Since I started working on Twisted Storage way back in 2003 I’ve been spending a lot of time thinking about how we use storage systems. Today we still use the same concepts from 40 or 50 years ago when computers cost millions of dollars, were scare resources and surrounded by the “Priests of High Tech”. But today the economics are all different and yet we haven’t changed our thinking very much.
When disks were big and had small capacities and computers were slow, it wasn’t a surprise to find file systems that recorded just the minimal amount of information – the file name and little else. Today we have disk drives that top out 2TB and cost around $200 I wonder why we have the same file systems? We store 100s of times more than we did in the past and finding things is becoming the real challenge.
You can see things creeping into “file system add-ons” like the open source Gnome Beagle project or the KDE Akonadi software. But I wonder why we need to have them separated? Wouldn’t something with tighter integration work better? After all if it was built into the system when I moved a file from one “directory” to another the references would be automatically updated.

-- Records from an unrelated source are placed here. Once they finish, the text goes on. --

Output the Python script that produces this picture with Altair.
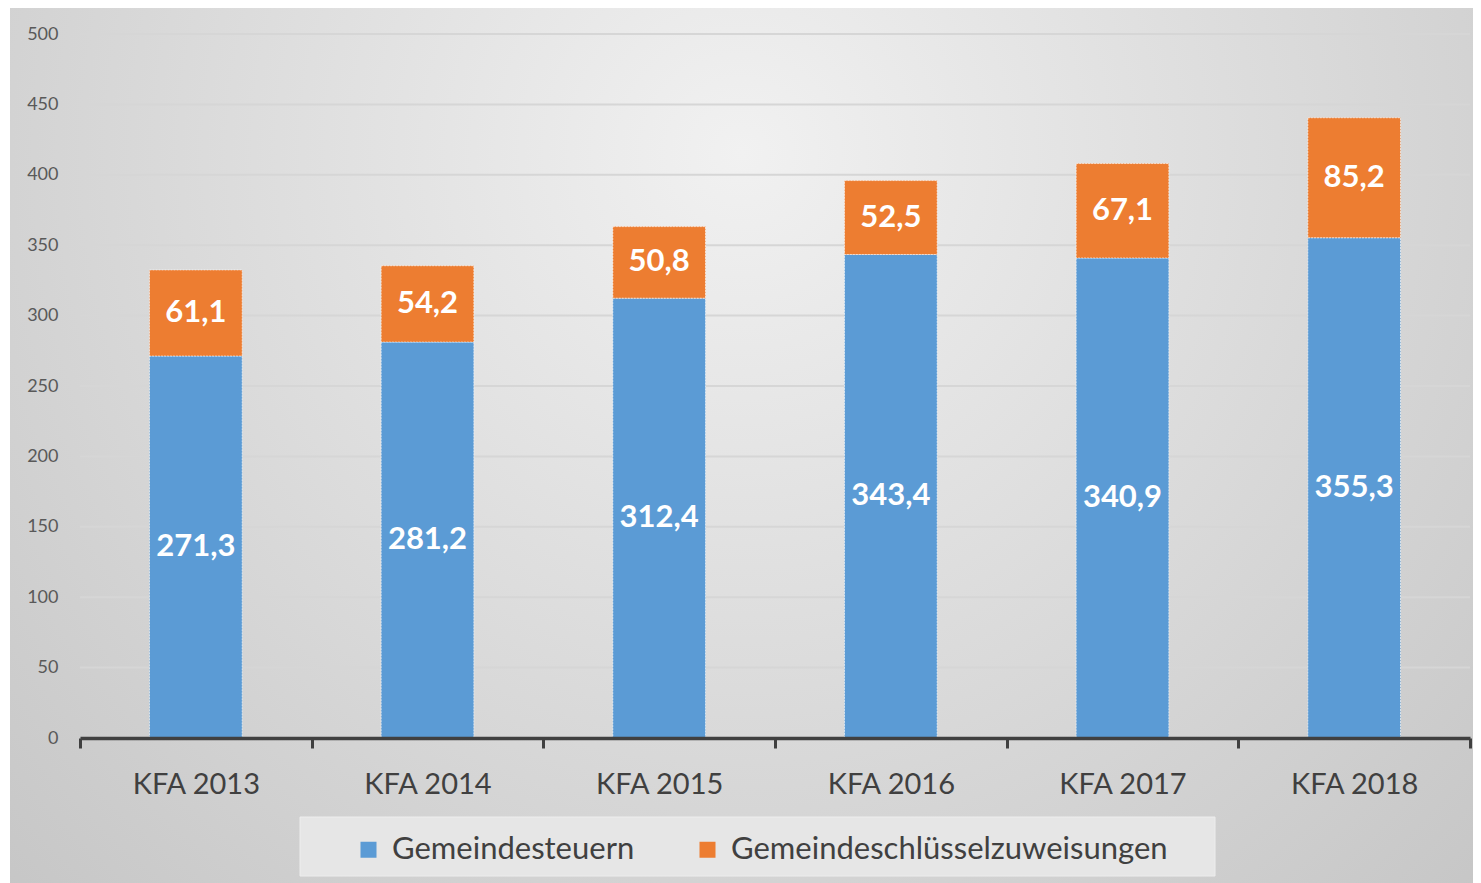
import altair as alt
import pandas as pd

categories = ["KFA 2013", "KFA 2014", "KFA 2015", "KFA 2016", "KFA 2017", "KFA 2018"]
gemeindesteuern = [271.3, 281.2, 312.4, 343.4, 340.9, 355.3]
schluesselzuweisungen = [61.1, 54.2, 50.8, 52.5, 67.1, 85.2]
series_names = ["Gemeindesteuern", "Gemeindeschlüsselzuweisungen"]
series_colors = ["#5b9bd5", "#ed7d31"]
y_ticks = [0, 50, 100, 150, 200, 250, 300, 350, 400, 450, 500]


def fmt(v):
    return f"{v:.1f}".replace(".", ",")


rows = []
for c, a, b in zip(categories, gemeindesteuern, schluesselzuweisungen):
    rows.append(dict(cat=c, series=series_names[0], y0=0.0, y1=a, mid=a / 2, label=fmt(a)))
    rows.append(dict(cat=c, series=series_names[1], y0=a, y1=a + b, mid=a + b / 2, label=fmt(b)))
df = pd.DataFrame(rows)
grid_df = pd.DataFrame({"v": y_ticks[1:]})

W, H = 1390, 704
PL, PT, PR, PB = 72, 26, 3, 145
FONT = "Lato"
TXT = "#404040"

y_scale = alt.Scale(domain=[0, 500], nice=False)
y_axis = alt.Axis(
    title=None, values=y_ticks, labelFontSize=18, labelFont=FONT,
    labelColor="#595959", domain=False, ticks=False, labelPadding=22,
    grid=False, zindex=1,
)
x_scale = alt.Scale(domain=categories, paddingInner=0, paddingOuter=0)

bg = alt.Chart(alt.Data(values=[{}])).mark_rect(
    fill={
        "gradient": "radial",
        "x1": 0.5, "y1": 0.3, "r1": 0.0,
        "x2": 0.5, "y2": 0.3, "r2": 0.75,
        "stops": [
            {"offset": 0.0, "color": "#f1f1f1"},
            {"offset": 1.0, "color": "#c4c4c4"},
        ],
    }
).encode(
    x=alt.value(-PL + 2), x2=alt.value(W + PR),
    y=alt.value(-PT), y2=alt.value(H + PB),
)

legend_box = alt.Chart(alt.Data(values=[{}])).mark_rect(
    fill="#e6e6e6", stroke="#ededed", strokeWidth=1
).encode(
    x=alt.value(220), x2=alt.value(1135),
    y=alt.value(783), y2=alt.value(842),
)

grid = alt.Chart(grid_df).mark_rule(color="#d6d6d6", strokeWidth=2).encode(
    y=alt.Y("v:Q", scale=y_scale, axis=y_axis),
)

x_enc = alt.X(
    "cat:N",
    sort=categories,
    scale=x_scale,
    axis=alt.Axis(
        title=None, labelAngle=0, labelFontSize=29, labelFont=FONT, labelColor=TXT,
        domainColor=TXT, domainWidth=3.5, tickColor=TXT, tickWidth=3, tickSize=10,
        tickBand="extent", labelPadding=22, grid=False, zindex=1,
    ),
)

bars = alt.Chart(df).mark_bar(
    width={"band": 0.4},
    stroke="white", strokeWidth=1, strokeOpacity=0.6, strokeDash=[2, 1],
).encode(
    x=x_enc,
    y=alt.Y("y1:Q", scale=y_scale, axis=y_axis),
    y2="y0:Q",
    color=alt.Color(
        "series:N",
        scale=alt.Scale(domain=series_names, range=series_colors),
        legend=alt.Legend(
            title=None, orient="none", legendX=273, legendY=800,
            direction="horizontal", symbolType="square", symbolSize=256,
            symbolStrokeWidth=0, symbolOpacity=1, labelFontSize=31, labelFont=FONT,
            labelColor=TXT, labelOffset=8, columnPadding=57, padding=0,
            labelLimit=600, zindex=1,
        ),
    ),
)

labels = alt.Chart(df).mark_text(
    color="white", fontSize=31, fontWeight="bold", font=FONT
).encode(
    x=alt.X("cat:N", sort=categories, scale=x_scale),
    y=alt.Y("mid:Q", scale=y_scale),
    text="label:N",
)

chart = alt.layer(bg, legend_box, grid, bars, labels).properties(
    width=W,
    height=H,
    padding={"left": PL, "top": PT, "right": PR, "bottom": PB},
    autosize=alt.AutoSizeParams(type="none"),
    background="white",
).configure_view(stroke=None)

chart.save("out.html", embed_options={"renderer": "svg", "actions": False})
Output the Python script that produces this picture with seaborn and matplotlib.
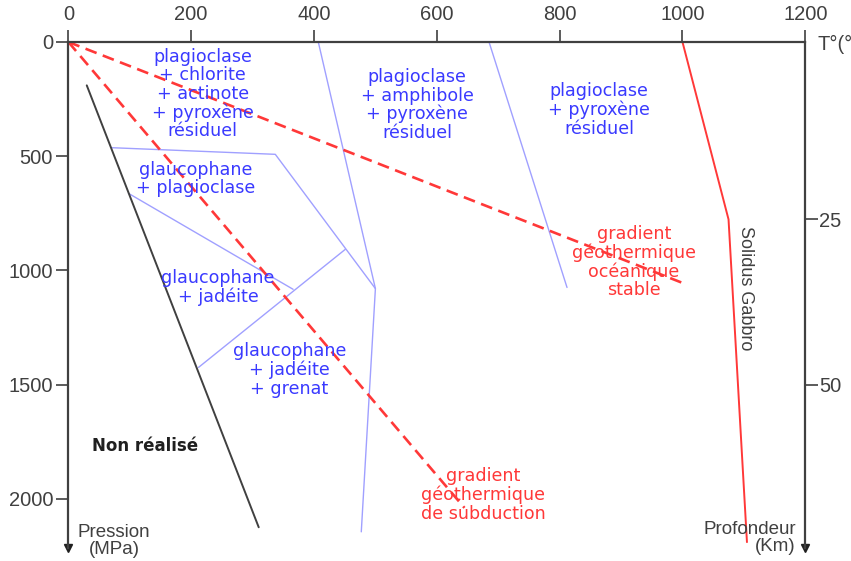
import numpy as np
import matplotlib.pyplot as plt
import seaborn as sns

# Limites de domaines (T en °C, P en MPa)
limite_T = [30, 310]
limite_P = [190, 2125]

subduction_T = [0, 645]
subduction_P = [0, 2040]

oceanique_T = [0, 1000]
oceanique_P = [0, 1055]

solidus_T = [1000, 1075, 1105]
solidus_P = [0, 777, 2190]

# limites des faciès (traits bleus)
faciès_1_T = [407, 500, 477]
faciès_1_P = [0, 1080, 2145]
faciès_2_T = [685, 812]
faciès_2_P = [0, 1075]
faciès_3_T = [71, 337, 500]
faciès_3_P = [463, 492, 1080]
faciès_4_T = [98, 366]
faciès_4_P = [663, 1083]
faciès_5_T = [451, 212]
faciès_5_P = [908, 1425]

x_ticks = [0, 200, 400, 600, 800, 1000, 1200]
y_ticks = [0, 500, 1000, 1500, 2000]
prof_ticks = [777, 1500]
prof_labels = ['25', '50']

sns.set_theme(style='white')
plt.rcParams['font.family'] = ['Liberation Sans', 'DejaVu Sans']

fig = plt.figure(figsize=(8.51, 5.61), dpi=100)
ax = fig.add_axes([0.0803, 0.0235, 0.866, 0.9017])

gris = '#404040'
bleu_trait = '#a0a0ff'
bleu_txt = '#3a3aff'
rouge = '#ff3838'

# traits bleus
for T, P in [(faciès_1_T, faciès_1_P), (faciès_2_T, faciès_2_P), (faciès_3_T, faciès_3_P),
             (faciès_4_T, faciès_4_P), (faciès_5_T, faciès_5_P)]:
    sns.lineplot(x=T, y=P, sort=False, estimator=None, ax=ax, color=bleu_trait, lw=1.0)

sns.lineplot(x=limite_T, y=limite_P, sort=False, estimator=None, ax=ax, color=gris, lw=1.4)
sns.lineplot(x=solidus_T, y=solidus_P, sort=False, estimator=None, ax=ax, color=rouge, lw=1.4)
sns.lineplot(x=subduction_T, y=subduction_P, sort=False, estimator=None, ax=ax, color=rouge,
             lw=1.9, linestyle=(0, (4.5, 2.5)))
sns.lineplot(x=oceanique_T, y=oceanique_P, sort=False, estimator=None, ax=ax, color=rouge,
             lw=1.9, linestyle=(0, (4.5, 2.5)))

ax.set_xlim(0, 1200)
ax.set_ylim(2215, 0)

# axes
ax.xaxis.tick_top()
ax.set_xticks(x_ticks)
ax.set_yticks(y_ticks)
ax.tick_params(axis='both', direction='out', length=9, width=1.2, colors=gris,
               labelsize=14.5, pad=2)
ax.tick_params(axis='x', top=True, bottom=False, pad=4)
ax.tick_params(axis='y', left=True)
for s in ['bottom', 'right']:
    ax.spines[s].set_visible(False)
for s in ['top', 'left']:
    ax.spines[s].set_color(gris)
    ax.spines[s].set_linewidth(1.6)

ax2 = ax.twinx()
ax2.set_ylim(ax.get_ylim())
ax2.set_yticks(prof_ticks)
ax2.set_yticklabels(prof_labels)
ax2.tick_params(axis='y', direction='out', length=9, width=1.2, colors=gris,
                labelsize=14.5, pad=1, right=True)
for s in ['bottom', 'top', 'left']:
    ax2.spines[s].set_visible(False)
ax2.spines['right'].set_color(gris)
ax2.spines['right'].set_linewidth(1.6)
ax2.grid(False)

# flèches
ax.plot([0], [0], marker='v', color='#202020', ms=6, transform=ax.transAxes, clip_on=False)
ax.plot([1], [0], marker='v', color='#202020', ms=6, transform=ax.transAxes, clip_on=False)

# étiquettes
lbl = dict(ha='center', va='center', fontsize=12.6, family=['DejaVu Sans'], linespacing=1.03)
ax.text(219, 228, 'plagioclase\n+ chlorite\n+ actinote\n+ pyroxène\nrésiduel', color=bleu_txt, **lbl)
ax.text(568, 276, 'plagioclase\n+ amphibole\n+ pyroxène\nrésiduel', color=bleu_txt, **lbl)
ax.text(864, 298, 'plagioclase\n+ pyroxène\nrésiduel', color=bleu_txt, **lbl)
ax.text(208, 600, 'glaucophane\n+ plagioclase', color=bleu_txt, **lbl)
ax.text(244, 1077, 'glaucophane\n+ jadéite', color=bleu_txt, **lbl)
ax.text(360, 1437, 'glaucophane\n+ jadéite\n+ grenat', color=bleu_txt, **lbl)
ax.text(676, 1984, 'gradient\ngéothermique\nde subduction', color=rouge, **lbl)
ax.text(921, 964, 'gradient\ngéothermique\nocéanique\nstable', color=rouge, **lbl)
ax.text(125, 1770, 'Non réalisé', ha='center', va='center', fontsize=12,
        fontweight='bold', family=['DejaVu Sans'], color='#202020')
ax.text(1102, 1077, 'Solidus Gabbro', rotation=-90, ha='center', va='center',
        fontsize=13, color=gris)

fig.text(114 / 851, 1 - 541 / 561, 'Pression\n(MPa)', ha='center', va='center',
         fontsize=13.5, color=gris, linespacing=1.0)
fig.text(796 / 851, 1 - 538 / 561, 'Profondeur\n(Km)', ha='right', va='center',
         fontsize=13.5, color=gris, linespacing=1.0, multialignment='right')
fig.text(817 / 851, 1 - 44 / 561, 'T°(°', ha='left', va='center', fontsize=14.5, color=gris)

fig.savefig('out.png', dpi=100)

That gets me to another gripe. Directories are so 1960’s! It was fine when disks were small and we wanted to stash stuff away and isolate it from other goodies. Now they serve very little purpose (almost). What I really want to do is search all my files and create a virtual directory with just those objects. I can just imagine not needing an email client: all my emails are sent to a smart storage device where they are indexed and cross referenced. Then I tell the operating system to create a “virtual directory” of all the emails dated today. Now my client is nothing more than a file system browser and when I double click one of the files up pops a simple little notepad like program (which happens to know how to send reply emails)!
This gets me to issue of back up and archive. When disks, tapes and computers were expensive, it made sense to have a “backup” program that took files, lumped them together and wrote them to tape. That tape was unmounted and carried to a tape library. Today we are only slightly better: there is no person dismounting the tape and carrying it somewhere. And if you factor in virtual tape systems one has to wonder why we still use 1950s technology and solutions in the 21st century!
When we write programs we think of individual data records – it is the input that triggers some effect. And the effect is to change another record. So why do we need to aggregate all those little records into one big table and write it out? When it was necessary to maximize all those systems it was the best way to do it. Now a days I think of archiving individual items and never batching up all sorts of data to back it up. It just makes more sense.
The current meaning of backup, as far as I can tell is something you keep for at most a few years. Anything longer is an archive. But that seems totally arbitrary. The word backup should be scrubbed from memory as the 50’s technology it is. Instead archive should be the word used today: any bit of data kept for a day, a week, a month, seven years or one hundred years.
Now if you read all this and understood you should be able to see why Twisted Storage has some of the features it has today. I don’t believe in backup technology. I think storage systems are more than just a place to dump bits.